Subway gunman Bernhard Goetz, who sparked a national debate after shooting four unarmed teenagers in what he called self-defense, was resentenced on Friday to a year in jail, the minimum term state law requires.
Goetz's original six-month sentence for illegally carrying a handgun was overturned by an appeals court in November because it fell below state gun laws that call for at least a one year and up to a seven-year sentence.The 40-year-old electronics technician was sent directly to Rikers Island, the city jail, to be housed in special segregation for his own safety, said Barry Slotnick, Goetz's attorney. Goetz could be released after serving as little as 51 days.
He had already spent nine days in jail after he was arrested in early 1985.
His body shook as he spoke and he looked pale and nervous at the sentencing.
Goetz, who said he shot the teenagers after they surrounded him and demanded $5, was cleared of attempted murder, assault, reckless endangerment and two other gun charges by a state jury in June 1986. One of the youths remains paralyzed by Goetz's bullet.
Goetz, who had been mugged twice, became a hero to some Americans who had grown weary of urban crime and sparked a heated debate over the right to self-defence.

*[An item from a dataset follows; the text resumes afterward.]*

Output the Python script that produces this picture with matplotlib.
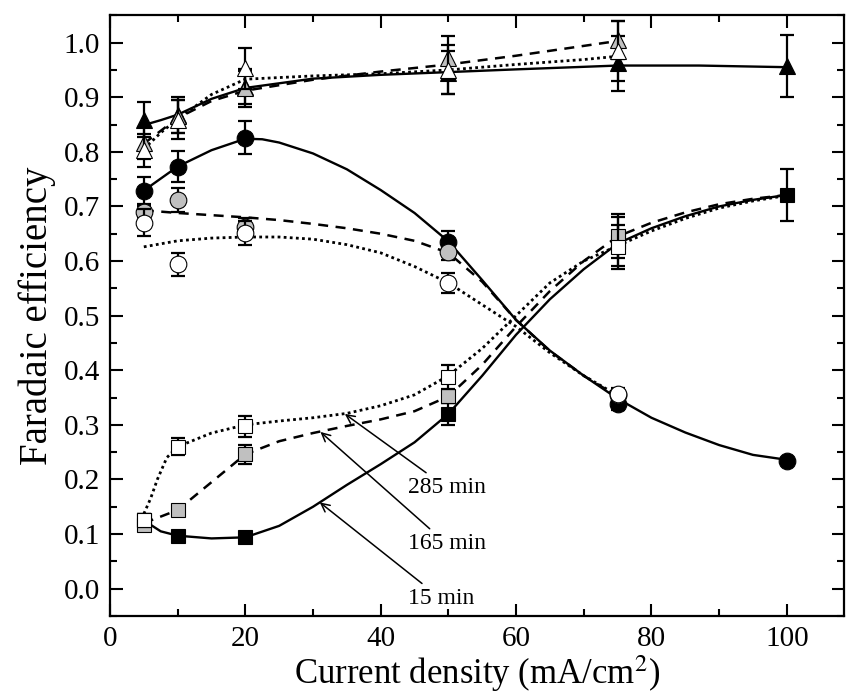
import numpy as np
import matplotlib
matplotlib.use('Agg')
import matplotlib.pyplot as plt
from matplotlib.ticker import MultipleLocator, FormatStrFormatter

plt.rcParams['font.family'] = ['Liberation Serif', 'DejaVu Serif']
plt.rcParams['mathtext.fontset'] = 'stix'

# измерения: плотность тока (мА/см2)
j = [5, 10, 20, 50, 75, 100]

# треугольники
tri_15 = [0.859, 0.868, 0.918, 0.945, 0.962, 0.957]
tri_15_err = [0.032, 0.033, 0.03, 0.04, 0.05, 0.057]
tri_165 = [0.816, 0.865, 0.917, 0.972, 1.005]
tri_165_err = [0.03, 0.03, 0.035, 0.04, 0.035]
tri_285 = [0.803, 0.859, 0.953, 0.950, 0.984]
tri_285_err = [0.03, 0.035, 0.038, 0.045, 0.055]

# круги
cir_15 = [0.729, 0.773, 0.826, 0.635, 0.338, 0.234]
cir_15_err = [0.025, 0.028, 0.03, 0.02, 0.01, 0.005]
cir_165 = [0.690, 0.712, 0.663, 0.616, 0.355]
cir_165_err = [0.01, 0.022, 0.015, 0.015, 0.01]
cir_285 = [0.670, 0.594, 0.652, 0.560, 0.357]
cir_285_err = [0.025, 0.021, 0.022, 0.018, 0.01]

# квадраты
sq_15 = [0.126, 0.097, 0.094, 0.320, 0.635, 0.721]
sq_15_err = [0.01, 0.005, 0.005, 0.02, 0.045, 0.048]
sq_165 = [0.117, 0.144, 0.246, 0.352, 0.646]
sq_165_err = [0.01, 0.005, 0.018, 0.012, 0.04]
sq_285 = [0.125, 0.260, 0.297, 0.388, 0.626]
sq_285_err = [0.012, 0.015, 0.02, 0.022, 0.04]

# сглаживающие кривые
tri_15_fx = [5, 7.5, 10, 15, 20, 30, 40, 50, 60, 75, 87, 100]
tri_15_fy = [0.849, 0.858, 0.868, 0.897, 0.917, 0.934, 0.941, 0.946, 0.951, 0.958, 0.958, 0.955]
tri_165_fx = [5, 10, 15, 20, 30, 40, 50, 60, 70, 75]
tri_165_fy = [0.815, 0.862, 0.893, 0.912, 0.932, 0.947, 0.960, 0.976, 0.994, 1.003]
tri_285_fx = [5, 7.5, 10, 15, 20, 30, 40, 50, 60, 70, 75]
tri_285_fy = [0.805, 0.835, 0.860, 0.905, 0.933, 0.939, 0.943, 0.950, 0.960, 0.969, 0.975]

cir_15_fx = [5, 10, 15, 20, 22.5, 25, 30, 35, 40, 45, 50, 55, 60, 65, 70, 75, 80, 85, 90, 95, 100]
cir_15_fy = [0.729, 0.773, 0.803, 0.824, 0.823, 0.817, 0.797, 0.768, 0.730, 0.688, 0.636, 0.565,
             0.492, 0.436, 0.390, 0.348, 0.313, 0.286, 0.263, 0.245, 0.236]
cir_165_fx = [5, 10, 20, 25, 30, 35, 40, 45, 50, 55, 60, 65, 70, 75]
cir_165_fy = [0.693, 0.688, 0.680, 0.675, 0.668, 0.660, 0.650, 0.637, 0.615, 0.562,
              0.492, 0.435, 0.390, 0.352]
cir_285_fx = [5, 10, 15, 20, 25, 30, 35, 40, 45, 50, 55, 60, 65, 70, 75]
cir_285_fy = [0.626, 0.637, 0.642, 0.644, 0.644, 0.640, 0.630, 0.615, 0.590, 0.560,
              0.520, 0.480, 0.432, 0.390, 0.354]

sq_15_fx = [5, 7.5, 10, 15, 20, 25, 30, 35, 40, 45, 50, 55, 60, 65, 70, 75, 80, 85, 90, 95, 100]
sq_15_fy = [0.125, 0.105, 0.097, 0.092, 0.094, 0.115, 0.150, 0.190, 0.228, 0.268, 0.320,
            0.390, 0.465, 0.530, 0.585, 0.632, 0.660, 0.682, 0.700, 0.712, 0.721]
sq_165_fx = [5, 10, 15, 20, 25, 30, 35, 40, 45, 50, 55, 60, 65, 70, 75, 80, 85, 90, 95, 100]
sq_165_fy = [0.120, 0.144, 0.195, 0.246, 0.270, 0.285, 0.298, 0.310, 0.325, 0.352, 0.410,
             0.480, 0.545, 0.600, 0.645, 0.670, 0.689, 0.704, 0.714, 0.721]
sq_285_fx = [5, 6, 7, 8.4, 10, 15, 20, 25, 30, 35, 40, 45, 50, 55, 60, 65, 70, 75, 80, 85, 90, 95, 100]
sq_285_fy = [0.137, 0.165, 0.200, 0.240, 0.260, 0.285, 0.300, 0.307, 0.313, 0.321, 0.335,
             0.355, 0.390, 0.440, 0.500, 0.560, 0.600, 0.628, 0.655, 0.678, 0.697, 0.710, 0.720]

labels = ['285 min', '165 min', '15 min']
label_xy = [(44.0, 0.185), (44.0, 0.082), (44.0, -0.018)]
arrow_tip = [(34.7, 0.320), (31.1, 0.287), (31.0, 0.158)]

gray = '#c0c0c0'

fig = plt.figure(figsize=(8.46, 6.96), dpi=100)
ax = fig.add_axes([0.130, 0.115, 0.868, 0.863])

# кривые
for fx, fy in [(tri_15_fx, tri_15_fy), (cir_15_fx, cir_15_fy), (sq_15_fx, sq_15_fy)]:
    ax.plot(fx, fy, color='black', ls='-', lw=1.7, zorder=2, solid_joinstyle='round')
for fx, fy in [(tri_165_fx, tri_165_fy), (cir_165_fx, cir_165_fy), (sq_165_fx, sq_165_fy)]:
    ax.plot(fx, fy, color='black', ls=(0, (4, 3)), lw=1.8, zorder=2)
for fx, fy in [(tri_285_fx, tri_285_fy), (cir_285_fx, cir_285_fy), (sq_285_fx, sq_285_fy)]:
    ax.plot(fx, fy, color='black', ls=(0, (1, 1.2)), lw=2.0, zorder=2)

# точки с погрешностями
series = [
    (tri_15, tri_15_err, '^', 'black', 12),
    (tri_165, tri_165_err, '^', gray, 12),
    (tri_285, tri_285_err, '^', 'white', 12),
    (cir_15, cir_15_err, 'o', 'black', 12),
    (cir_165, cir_165_err, 'o', gray, 12),
    (cir_285, cir_285_err, 'o', 'white', 12),
    (sq_15, sq_15_err, 's', 'black', 9.5),
    (sq_165, sq_165_err, 's', gray, 9.5),
    (sq_285, sq_285_err, 's', 'white', 9.5),
]
z = 3
for vals, errs, m, fc, ms in series:
    xs = j[:len(vals)]
    ax.errorbar(xs, vals, yerr=errs, fmt='none', ecolor='black', elinewidth=1.6,
                capsize=5, capthick=1.6, zorder=z)
    ax.plot(xs, vals, ls='none', marker=m, ms=ms, mfc=fc, mec='black', mew=0.8, zorder=z + 0.5)
    z += 1

for lab, (tx, ty), (px, py) in zip(labels, label_xy, arrow_tip):
    ax.annotate(lab, xy=(px, py), xytext=(tx, ty), fontsize=17, va='center', ha='left',
                arrowprops=dict(arrowstyle='->', color='black', lw=1.1,
                                shrinkA=2, shrinkB=0, mutation_scale=15), zorder=20)

ax.set_xlim(0, 108.5)
ax.set_ylim(-0.05, 1.05)
ax.xaxis.set_major_locator(MultipleLocator(20))
ax.xaxis.set_minor_locator(MultipleLocator(10))
ax.yaxis.set_major_locator(MultipleLocator(0.1))
ax.yaxis.set_minor_locator(MultipleLocator(0.05))
ax.yaxis.set_major_formatter(FormatStrFormatter('%.1f'))
ax.tick_params(which='both', direction='in', top=True, right=True, width=1.5)
ax.tick_params(which='major', length=9, labelsize=21, pad=7)
ax.tick_params(which='minor', length=5)
for s in ax.spines.values():
    s.set_linewidth(1.6)

ax.set_xlabel('Current density (mA/cm$^2$)', fontsize=25, labelpad=1)
ax.set_ylabel('Faradaic efficiency', fontsize=28, labelpad=6)

fig.savefig('out.png', dpi=100)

Referring to prosecutor Gregory Waples, Goetz said, "He seems to think society needs to be protected from me - but society needs to be protected from criminals."
Goetz appealed to Justice Stephen Crane Friday not to impose a jail sentence.

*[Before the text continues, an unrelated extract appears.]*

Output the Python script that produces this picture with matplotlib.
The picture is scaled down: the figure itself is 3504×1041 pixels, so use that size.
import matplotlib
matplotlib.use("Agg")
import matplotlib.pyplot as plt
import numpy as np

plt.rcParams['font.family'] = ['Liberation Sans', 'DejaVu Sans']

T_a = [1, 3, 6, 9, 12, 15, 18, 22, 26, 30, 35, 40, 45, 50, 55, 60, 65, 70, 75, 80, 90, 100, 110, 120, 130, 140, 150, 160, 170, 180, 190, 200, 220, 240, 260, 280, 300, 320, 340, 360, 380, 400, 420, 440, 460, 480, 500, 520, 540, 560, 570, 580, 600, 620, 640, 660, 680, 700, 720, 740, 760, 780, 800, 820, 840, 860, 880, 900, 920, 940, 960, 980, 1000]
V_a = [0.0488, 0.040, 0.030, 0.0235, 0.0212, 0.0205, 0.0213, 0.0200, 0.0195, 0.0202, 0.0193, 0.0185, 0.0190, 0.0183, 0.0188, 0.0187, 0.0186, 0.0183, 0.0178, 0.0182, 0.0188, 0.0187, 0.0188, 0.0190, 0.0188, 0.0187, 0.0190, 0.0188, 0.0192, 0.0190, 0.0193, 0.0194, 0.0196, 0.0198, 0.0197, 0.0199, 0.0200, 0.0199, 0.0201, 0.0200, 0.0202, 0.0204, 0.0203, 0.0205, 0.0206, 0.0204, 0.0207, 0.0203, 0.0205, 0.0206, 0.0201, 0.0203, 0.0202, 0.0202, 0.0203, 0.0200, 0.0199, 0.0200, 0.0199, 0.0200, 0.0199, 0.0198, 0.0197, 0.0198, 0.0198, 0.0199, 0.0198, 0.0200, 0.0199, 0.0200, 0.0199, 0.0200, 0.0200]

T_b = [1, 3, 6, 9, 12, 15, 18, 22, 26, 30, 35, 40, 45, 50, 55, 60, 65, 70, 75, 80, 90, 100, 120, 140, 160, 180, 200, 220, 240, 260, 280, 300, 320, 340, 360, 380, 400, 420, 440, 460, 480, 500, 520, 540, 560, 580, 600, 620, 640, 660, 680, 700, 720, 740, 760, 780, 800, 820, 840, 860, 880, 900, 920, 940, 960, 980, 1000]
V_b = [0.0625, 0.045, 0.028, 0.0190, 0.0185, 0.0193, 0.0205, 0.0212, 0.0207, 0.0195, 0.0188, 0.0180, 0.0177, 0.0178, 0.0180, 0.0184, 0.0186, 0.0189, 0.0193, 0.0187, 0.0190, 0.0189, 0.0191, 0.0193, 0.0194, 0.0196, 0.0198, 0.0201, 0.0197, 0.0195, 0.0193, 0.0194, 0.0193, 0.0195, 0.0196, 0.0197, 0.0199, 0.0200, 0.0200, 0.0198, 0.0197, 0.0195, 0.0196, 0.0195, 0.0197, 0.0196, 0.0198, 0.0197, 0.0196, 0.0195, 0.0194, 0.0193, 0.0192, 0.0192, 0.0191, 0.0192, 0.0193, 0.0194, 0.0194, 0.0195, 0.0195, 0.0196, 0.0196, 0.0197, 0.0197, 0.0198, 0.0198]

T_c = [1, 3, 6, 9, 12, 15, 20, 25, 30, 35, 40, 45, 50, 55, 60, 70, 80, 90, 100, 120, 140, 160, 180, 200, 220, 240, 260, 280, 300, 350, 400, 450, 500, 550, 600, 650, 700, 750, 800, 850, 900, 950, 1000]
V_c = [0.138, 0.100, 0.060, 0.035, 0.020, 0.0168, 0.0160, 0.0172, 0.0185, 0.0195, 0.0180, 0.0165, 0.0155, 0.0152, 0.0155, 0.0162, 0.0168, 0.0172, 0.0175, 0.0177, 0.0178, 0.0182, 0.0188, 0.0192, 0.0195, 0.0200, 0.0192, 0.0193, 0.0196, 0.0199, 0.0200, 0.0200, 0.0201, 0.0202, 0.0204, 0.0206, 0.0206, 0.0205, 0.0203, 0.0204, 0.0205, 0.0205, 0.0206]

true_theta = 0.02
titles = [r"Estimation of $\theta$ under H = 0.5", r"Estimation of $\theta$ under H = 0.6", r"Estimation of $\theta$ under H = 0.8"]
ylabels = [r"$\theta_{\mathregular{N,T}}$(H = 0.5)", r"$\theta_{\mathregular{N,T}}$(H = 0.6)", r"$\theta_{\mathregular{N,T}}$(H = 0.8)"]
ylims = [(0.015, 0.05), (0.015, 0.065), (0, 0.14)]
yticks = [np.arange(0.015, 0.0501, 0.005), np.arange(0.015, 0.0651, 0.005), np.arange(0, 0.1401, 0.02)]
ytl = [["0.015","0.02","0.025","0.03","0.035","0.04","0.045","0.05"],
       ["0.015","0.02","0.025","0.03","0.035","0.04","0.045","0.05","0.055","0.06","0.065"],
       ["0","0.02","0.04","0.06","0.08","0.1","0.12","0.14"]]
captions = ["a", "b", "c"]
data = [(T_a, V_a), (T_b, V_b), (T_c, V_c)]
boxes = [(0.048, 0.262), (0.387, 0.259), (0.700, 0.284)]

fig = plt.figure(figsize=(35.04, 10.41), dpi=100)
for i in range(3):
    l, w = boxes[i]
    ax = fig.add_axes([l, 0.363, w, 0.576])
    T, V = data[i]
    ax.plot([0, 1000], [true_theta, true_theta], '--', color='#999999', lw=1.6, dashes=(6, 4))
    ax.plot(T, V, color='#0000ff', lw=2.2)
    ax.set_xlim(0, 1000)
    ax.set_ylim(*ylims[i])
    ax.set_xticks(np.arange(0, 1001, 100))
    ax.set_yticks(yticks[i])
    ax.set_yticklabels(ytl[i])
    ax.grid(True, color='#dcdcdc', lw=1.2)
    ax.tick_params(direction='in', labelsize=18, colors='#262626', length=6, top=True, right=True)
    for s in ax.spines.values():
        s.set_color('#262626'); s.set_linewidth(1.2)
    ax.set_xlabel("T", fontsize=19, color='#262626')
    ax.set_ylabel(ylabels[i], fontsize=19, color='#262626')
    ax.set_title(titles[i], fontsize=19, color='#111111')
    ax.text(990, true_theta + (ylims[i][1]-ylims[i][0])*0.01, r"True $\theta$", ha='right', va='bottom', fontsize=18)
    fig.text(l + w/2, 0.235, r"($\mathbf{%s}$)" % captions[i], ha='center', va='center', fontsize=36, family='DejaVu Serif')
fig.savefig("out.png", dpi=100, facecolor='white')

"I feel the case is really more about the deterioration of society than it is about me," he told the judge.
Slotnick said his client should be exempted from time in prison because Goetz is a "special person."
"He is special because he is a product of the media and has been forced to live in a fishbowl for four years which is punishment enough," Slotnick said, later adding at a news conference that "there is no rhyme, reason or reality" to Goetz going to jail.

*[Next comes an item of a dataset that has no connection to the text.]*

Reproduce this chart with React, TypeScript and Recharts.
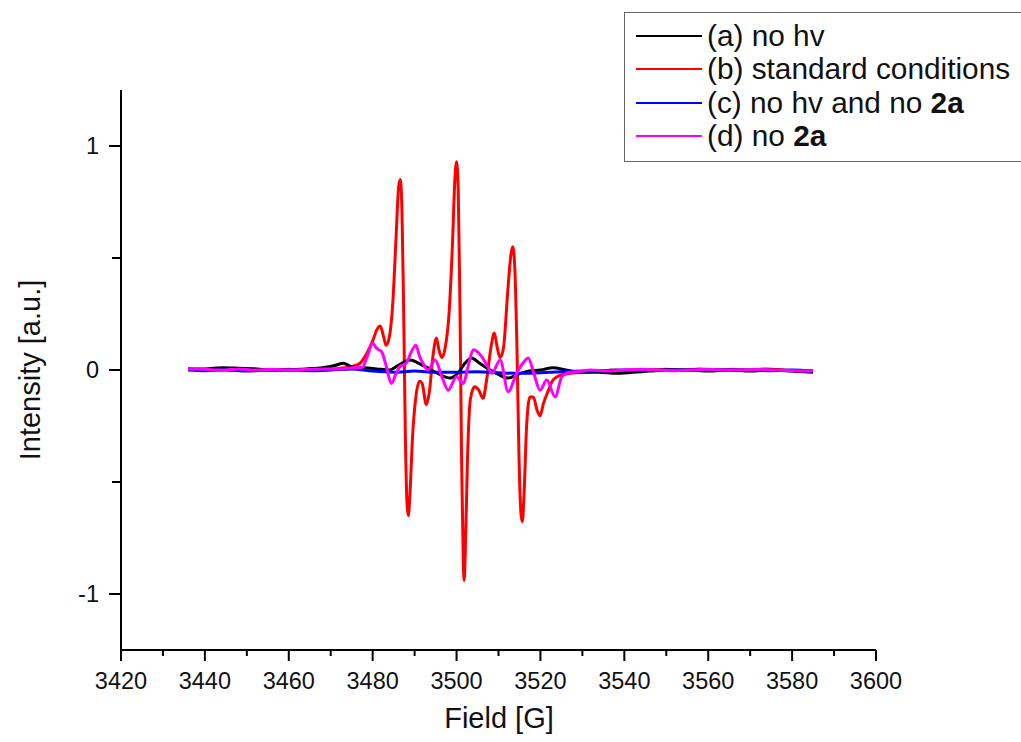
import React from 'react';
import { LineChart, Line, XAxis, YAxis, Label } from 'recharts';

// field [G] / intensity [a.u.]
const fieldA = [3436, 3440, 3444, 3448, 3452, 3456, 3460, 3464, 3468, 3471, 3473, 3475, 3478, 3481, 3484, 3486, 3489, 3491, 3494, 3496, 3498.4, 3500.5, 3502, 3503.6, 3505.5, 3508, 3510, 3512.3, 3514.5, 3517, 3520, 3523, 3526, 3530, 3534, 3538, 3542, 3546, 3550, 3555, 3560, 3565, 3570, 3575, 3580, 3585];
const intensityA = [0.005, 0.005, 0.01, 0.008, 0.005, 0, 0, 0.005, 0.01, 0.02, 0.03, 0.015, 0.01, 0.005, 0, 0.02, 0.045, 0.03, 0, -0.02, -0.036, -0.01, 0.03, 0.054, 0.03, 0, -0.02, -0.036, -0.02, -0.005, 0, 0.01, 0, -0.01, -0.01, -0.015, -0.01, -0.005, 0, 0, -0.005, 0, -0.005, 0, -0.005, -0.01];

const fieldB = [3436, 3440, 3444, 3448, 3452, 3456, 3460, 3464, 3468, 3471, 3473, 3475, 3477, 3478.5, 3480, 3481, 3481.8, 3482.6, 3483.2, 3484, 3484.8, 3485.6, 3486.2, 3486.6, 3487, 3487.4, 3487.8, 3488.2, 3488.5, 3488.9, 3489.5, 3490.3, 3491.2, 3491.8, 3492.8, 3493.5, 3494.3, 3495.2, 3495.8, 3496.5, 3497.3, 3498.2, 3499, 3499.6, 3500, 3500.4, 3500.8, 3501.2, 3501.6, 3501.8, 3502.1, 3502.6, 3503.3, 3504.3, 3505.3, 3506.3, 3507.2, 3508.2, 3509, 3509.7, 3510.4, 3511.2, 3512.2, 3513, 3513.4, 3513.9, 3514.4, 3514.9, 3515.4, 3515.7, 3516.1, 3516.7, 3517.5, 3518.3, 3519.2, 3519.9, 3520.7, 3521.7, 3522.8, 3524, 3525.5, 3527, 3530, 3534, 3538, 3542, 3546, 3550, 3554, 3558, 3562, 3566, 3570, 3574, 3578, 3582, 3585];
const intensityB = [0.005, 0, 0.005, 0, 0.005, 0, 0.003, 0, 0.005, 0.005, 0.01, 0.015, 0.03, 0.07, 0.13, 0.18, 0.196, 0.15, 0.11, 0.15, 0.3, 0.6, 0.82, 0.85, 0.7, 0.25, -0.3, -0.6, -0.65, -0.55, -0.3, -0.12, -0.05, -0.06, -0.155, -0.1, 0.05, 0.143, 0.09, 0.055, 0.1, 0.25, 0.55, 0.85, 0.93, 0.8, 0.3, -0.4, -0.85, -0.94, -0.8, -0.4, -0.13, -0.075, -0.09, -0.126, -0.04, 0.1, 0.165, 0.1, 0.055, 0.1, 0.35, 0.52, 0.55, 0.45, 0.1, -0.4, -0.65, -0.677, -0.55, -0.25, -0.12, -0.12, -0.18, -0.205, -0.15, -0.1, -0.05, -0.03, -0.02, -0.015, -0.01, -0.005, 0, -0.005, 0, 0.003, 0, 0.005, 0, 0.003, 0, 0.005, 0, -0.005, -0.005];

const fieldC = [3436, 3440, 3445, 3450, 3455, 3460, 3465, 3470, 3475, 3480, 3485, 3490, 3495, 3500, 3505, 3510, 3515, 3520, 3525, 3530, 3535, 3540, 3545, 3550, 3555, 3560, 3565, 3570, 3575, 3580, 3585];
const intensityC = [0, -0.003, 0, -0.005, 0, 0, -0.003, 0, 0.005, -0.005, -0.01, -0.005, -0.01, -0.01, -0.008, -0.012, -0.015, -0.012, -0.008, -0.005, -0.003, 0, -0.002, 0, 0, 0.002, 0, 0, -0.003, 0, -0.005];

const fieldD = [3436, 3440, 3444, 3448, 3452, 3456, 3460, 3464, 3468, 3472, 3475, 3477.5, 3478.7, 3480, 3480.8, 3481.5, 3482.2, 3483.2, 3484.5, 3485.5, 3486.5, 3488, 3489.2, 3490.3, 3491.2, 3492, 3493.2, 3494.9, 3496.5, 3498, 3500, 3501.6, 3502.8, 3504, 3506, 3507.3, 3508.4, 3510.4, 3512.3, 3514.3, 3515.8, 3517.1, 3518.5, 3519.9, 3521.5, 3523.5, 3525.1, 3527, 3529, 3532, 3536, 3540, 3544, 3548, 3552, 3556, 3560, 3564, 3568, 3572, 3576, 3580, 3585];
const intensityD = [0.005, 0.003, 0, 0.005, 0, 0.003, 0, 0.003, 0.005, 0.005, 0.01, 0.012, 0.06, 0.12, 0.1, 0.09, 0.08, 0.02, -0.06, -0.02, 0.015, 0.03, 0.08, 0.11, 0.06, 0.03, 0, 0.045, -0.03, -0.09, -0.03, -0.06, 0.02, 0.09, 0.06, 0.02, -0.015, 0.045, -0.097, -0.015, 0.03, 0.054, -0.02, -0.09, -0.045, -0.12, -0.03, -0.01, -0.008, 0, -0.005, 0, 0.003, 0, -0.003, 0, 0.003, 0, 0, 0.003, 0, -0.003, -0.005];

const xTicks = [3420, 3430, 3440, 3450, 3460, 3470, 3480, 3490, 3500, 3510, 3520, 3530, 3540, 3550, 3560, 3570, 3580, 3590, 3600];
const yTicks = [-1, -0.5, 0, 0.5, 1];

const seriesNames = ['(a) no hv', '(b) standard conditions', '(c) no hv and no ', '(d) no '];
const seriesBold = ['', '', '2a', '2a'];
const seriesColors = ['#000000', '#ff0000', '#0000ff', '#ff00ff'];

const toPoints = (xs: number[], ys: number[]) => xs.map((f, i) => ({ field: f, value: ys[i] }));
const series = [
  toPoints(fieldA, intensityA),
  toPoints(fieldB, intensityB),
  toPoints(fieldC, intensityC),
  toPoints(fieldD, intensityD),
];
// red underneath, then black, blue, magenta on top
const drawOrder = [1, 0, 2, 3];

const FONT = '"Liberation Sans", Arial, sans-serif';

function XTick(props: any) {
  const { x, y, payload } = props;
  const v = payload.value;
  const major = v % 20 === 0;
  return (
    <g>
      <line x1={x} x2={x} y1={y} y2={y + (major ? 11 : 6)} stroke="#000" strokeWidth={2} />
      {major && (
        <text x={x} y={y + 39} textAnchor="middle" fontSize={23.5} fontFamily={FONT} fill="#111">
          {v}
        </text>
      )}
    </g>
  );
}

function YTick(props: any) {
  const { x, y, payload } = props;
  const v = payload.value;
  const major = Number.isInteger(v);
  return (
    <g>
      <line x1={x} x2={x - (major ? 12 : 9)} y1={y} y2={y} stroke="#000" strokeWidth={2} />
      {major && (
        <text x={x - 22} y={y + 8} textAnchor="end" fontSize={23.5} fontFamily={FONT} fill="#111">
          {v}
        </text>
      )}
    </g>
  );
}

function LegendBox() {
  return (
    <div
      style={{
        position: 'absolute',
        left: 624,
        top: 12,
        width: 398,
        height: 150,
        boxSizing: 'border-box',
        border: '1.5px solid #666',
        background: '#fff',
        padding: '6px 0 0 11px',
        fontFamily: FONT,
        fontSize: 29.8,
        color: '#111',
      }}
    >
      {seriesNames.map((n, i) => (
        <div key={n} style={{ display: 'flex', alignItems: 'center', height: 33.5, whiteSpace: 'nowrap' }}>
          <span style={{ display: 'inline-block', width: 66, height: 2, background: seriesColors[i], marginRight: 5 }} />
          <span>
            {n}
            {seriesBold[i] && <b>{seriesBold[i]}</b>}
          </span>
        </div>
      ))}
    </div>
  );
}

export default function App() {
  return (
    <div style={{ position: 'absolute', left: 0, top: 0, width: 1021, height: 742, background: '#fff', overflow: 'hidden' }}>
      <LineChart width={1021} height={742} margin={{ top: 90, right: 145, bottom: 0, left: 0 }}>
        <XAxis
          type="number"
          dataKey="field"
          domain={[3420, 3600]}
          ticks={xTicks}
          allowDataOverflow
          height={92}
          tickSize={0}
          tickMargin={0}
          tickLine={false}
          tick={<XTick />}
          axisLine={{ stroke: '#000', strokeWidth: 2 }}
          interval={0}
        >
          <Label
            content={() => (
              <text x={499} y={728} textAnchor="middle" fontSize={29} fontFamily={FONT} fill="#111">
                Field [G]
              </text>
            )}
          />
        </XAxis>
        <YAxis
          type="number"
          dataKey="value"
          domain={[-1.25, 1.25]}
          ticks={yTicks}
          allowDataOverflow
          width={121}
          tickSize={0}
          tickMargin={0}
          tickLine={false}
          tick={<YTick />}
          axisLine={{ stroke: '#000', strokeWidth: 2 }}
          interval={0}
        >
          <Label
            content={() => (
              <text
                x={30}
                y={370}
                transform="rotate(-90 30 370)"
                textAnchor="middle"
                dominantBaseline="central"
                fontSize={29}
                fontFamily={FONT}
                fill="#111"
              >
                Intensity [a.u.]
              </text>
            )}
          />
        </YAxis>
        {drawOrder.map((i) => (
          <Line
            key={seriesNames[i]}
            data={series[i]}
            dataKey="value"
            name={seriesNames[i] + seriesBold[i]}
            type="monotone"
            stroke={seriesColors[i]}
            strokeWidth={3}
            dot={false}
            activeDot={false}
            isAnimationActive={false}
          />
        ))}
      </LineChart>
      <LegendBox />
    </div>
  );
}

Goetz said in a speech last April to the New York City gun club he felt the judge "should have sentenced me to a testimonial dinner and a ticker-tape parade."
"I had to adhere to my original feelings at the time of the first sentencing," said Crane, who had given Goetz the original six-month sentence.
The courtroom was packed with Goetz's supporters, including 20 members of the Guardian Angels citizens' crime-fighting group, some of whose members have been charged with assualt for their vigilante-style enforcement.
The subway shooting also prompted charges of racism. Goetz is white; the four teenagers were black.